Quote: It's not change if it already happened before.
Well, guess what? It happened before 1986 when Byrne did Man of Steel, also. The responses to that series ran the gamut from "It's horrible, he's CHANGED EVERYTHING" to "It's horrible, he hasn't CHANGED ANYTHING"
I welcome change, I love change... when it's justified, makes sense and it's honest change, not when it's middle aged so-called writers trying to bring back their lost childhood either because middle-aged so-called readers demand them to do it or because the choose to do it.
Guess what again? Byrne was a middle aged writer who used elements of various interpretations of Superman from his childhood and brought them back BECAUSE HE CHOSE TO.
Show me change, real change in comics, and I bet I was for it when it happened, it was justified and it was real, not the return of an outdated status quo.

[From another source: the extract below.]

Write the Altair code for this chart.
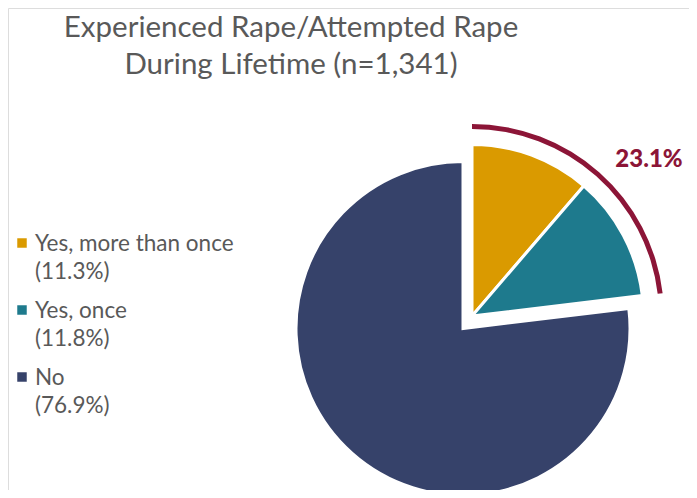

In the genre of decades old trademarked characters, you're not going to find real, permanent, lasting change that makes an impact. The publishers are far more interested in making money off of licensing than they are off of telling good stories. The status quo has only really been altered once: Crisis. And even that is slowly being undone. If you want, real permanent lasting change, I suggest you stop reading Superman titles, for one. Because it's not going to happen in mainstream Marvel or DC titles.

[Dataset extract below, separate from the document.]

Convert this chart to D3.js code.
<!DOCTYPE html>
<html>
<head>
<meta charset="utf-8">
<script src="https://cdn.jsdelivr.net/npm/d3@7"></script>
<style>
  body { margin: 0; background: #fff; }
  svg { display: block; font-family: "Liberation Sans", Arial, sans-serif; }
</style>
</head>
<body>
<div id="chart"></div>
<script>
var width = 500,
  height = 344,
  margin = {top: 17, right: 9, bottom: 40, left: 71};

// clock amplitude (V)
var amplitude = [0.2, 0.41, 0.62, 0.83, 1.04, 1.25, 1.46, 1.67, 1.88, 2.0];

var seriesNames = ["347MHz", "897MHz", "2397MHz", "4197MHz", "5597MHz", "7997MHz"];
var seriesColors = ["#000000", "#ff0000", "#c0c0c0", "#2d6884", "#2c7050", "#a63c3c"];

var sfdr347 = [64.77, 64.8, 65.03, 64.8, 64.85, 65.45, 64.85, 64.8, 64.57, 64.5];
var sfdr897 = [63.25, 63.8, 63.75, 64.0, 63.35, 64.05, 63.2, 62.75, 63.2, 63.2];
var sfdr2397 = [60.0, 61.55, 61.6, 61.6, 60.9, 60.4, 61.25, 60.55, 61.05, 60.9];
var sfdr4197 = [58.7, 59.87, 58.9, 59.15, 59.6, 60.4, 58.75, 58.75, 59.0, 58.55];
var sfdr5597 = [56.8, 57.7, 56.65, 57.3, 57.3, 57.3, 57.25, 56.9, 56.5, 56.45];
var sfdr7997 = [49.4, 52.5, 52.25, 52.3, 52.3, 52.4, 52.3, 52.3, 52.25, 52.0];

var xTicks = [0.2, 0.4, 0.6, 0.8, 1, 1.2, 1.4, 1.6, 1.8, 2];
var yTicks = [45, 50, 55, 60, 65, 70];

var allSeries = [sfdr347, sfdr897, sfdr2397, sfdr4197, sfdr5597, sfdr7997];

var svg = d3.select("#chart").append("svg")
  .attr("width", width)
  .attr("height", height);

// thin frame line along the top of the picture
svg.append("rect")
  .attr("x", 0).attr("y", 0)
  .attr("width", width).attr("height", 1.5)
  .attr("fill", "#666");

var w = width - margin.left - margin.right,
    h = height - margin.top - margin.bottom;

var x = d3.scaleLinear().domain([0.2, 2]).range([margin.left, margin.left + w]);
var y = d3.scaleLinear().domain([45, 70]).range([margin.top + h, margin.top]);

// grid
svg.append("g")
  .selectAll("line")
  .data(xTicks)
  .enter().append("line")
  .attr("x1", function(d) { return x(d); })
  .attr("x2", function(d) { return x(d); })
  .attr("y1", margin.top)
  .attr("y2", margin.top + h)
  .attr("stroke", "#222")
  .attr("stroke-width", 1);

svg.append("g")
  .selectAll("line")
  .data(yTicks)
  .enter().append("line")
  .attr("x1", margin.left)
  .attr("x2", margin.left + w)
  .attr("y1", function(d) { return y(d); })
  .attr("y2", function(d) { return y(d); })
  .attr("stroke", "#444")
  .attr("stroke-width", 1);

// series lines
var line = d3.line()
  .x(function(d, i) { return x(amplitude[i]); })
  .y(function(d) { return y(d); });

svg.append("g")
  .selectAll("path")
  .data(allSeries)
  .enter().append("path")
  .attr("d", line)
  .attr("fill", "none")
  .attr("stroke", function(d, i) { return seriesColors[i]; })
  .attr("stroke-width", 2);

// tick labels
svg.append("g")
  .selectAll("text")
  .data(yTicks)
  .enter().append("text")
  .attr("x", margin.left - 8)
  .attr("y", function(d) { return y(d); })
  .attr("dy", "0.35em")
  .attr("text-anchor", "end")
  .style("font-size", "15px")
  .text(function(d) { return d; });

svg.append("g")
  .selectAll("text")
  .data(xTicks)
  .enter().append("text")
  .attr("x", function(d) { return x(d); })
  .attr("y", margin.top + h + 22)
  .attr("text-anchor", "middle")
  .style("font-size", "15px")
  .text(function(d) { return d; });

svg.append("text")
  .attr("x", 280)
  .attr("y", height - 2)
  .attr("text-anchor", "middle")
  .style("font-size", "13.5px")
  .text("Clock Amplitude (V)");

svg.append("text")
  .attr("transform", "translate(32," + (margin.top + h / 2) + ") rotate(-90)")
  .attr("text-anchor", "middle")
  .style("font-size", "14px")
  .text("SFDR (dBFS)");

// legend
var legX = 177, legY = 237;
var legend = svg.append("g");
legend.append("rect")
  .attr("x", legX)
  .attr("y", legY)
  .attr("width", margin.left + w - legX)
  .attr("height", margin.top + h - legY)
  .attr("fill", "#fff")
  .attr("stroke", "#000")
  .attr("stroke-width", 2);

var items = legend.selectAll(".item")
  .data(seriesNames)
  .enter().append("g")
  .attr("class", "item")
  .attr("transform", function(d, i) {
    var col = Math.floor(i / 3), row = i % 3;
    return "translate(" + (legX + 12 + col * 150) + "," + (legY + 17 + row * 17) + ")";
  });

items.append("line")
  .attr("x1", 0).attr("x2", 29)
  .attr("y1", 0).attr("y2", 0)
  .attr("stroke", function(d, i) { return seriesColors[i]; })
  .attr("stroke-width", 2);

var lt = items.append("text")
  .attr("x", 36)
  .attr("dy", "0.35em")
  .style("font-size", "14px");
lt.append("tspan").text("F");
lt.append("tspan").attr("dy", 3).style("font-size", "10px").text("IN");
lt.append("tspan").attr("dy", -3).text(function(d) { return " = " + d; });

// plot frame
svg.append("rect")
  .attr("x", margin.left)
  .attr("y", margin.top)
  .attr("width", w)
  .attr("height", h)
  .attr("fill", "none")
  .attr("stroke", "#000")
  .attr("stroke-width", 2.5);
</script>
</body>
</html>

For readers like you turning the Wasp back into a human after Heroes Reborn is "change" while having made her a butterfly in the first place was wrong, while for me the opposite is true.
Ok, first off, you obviously don't know a damn thing about me to go around claiming what change means to me. Personally, I don't give a shit what happens to the Wasp. She's been a useless character for damn near the entire time she's been around. Turned into insect woman? Don't care. Turned back? Don't care. Turned into Mega Wasp? Again, don't care. These types of so-called changes are quick fix sales gimmicks and not real change or character development. They're quickly forgotten by both the fans and the creators. Hell, even Kurt Busiek didn't touch that one.
And you're still the pot calling the kettle. Deal with your hypocrisy, Mota. Your act has gotten old and stale.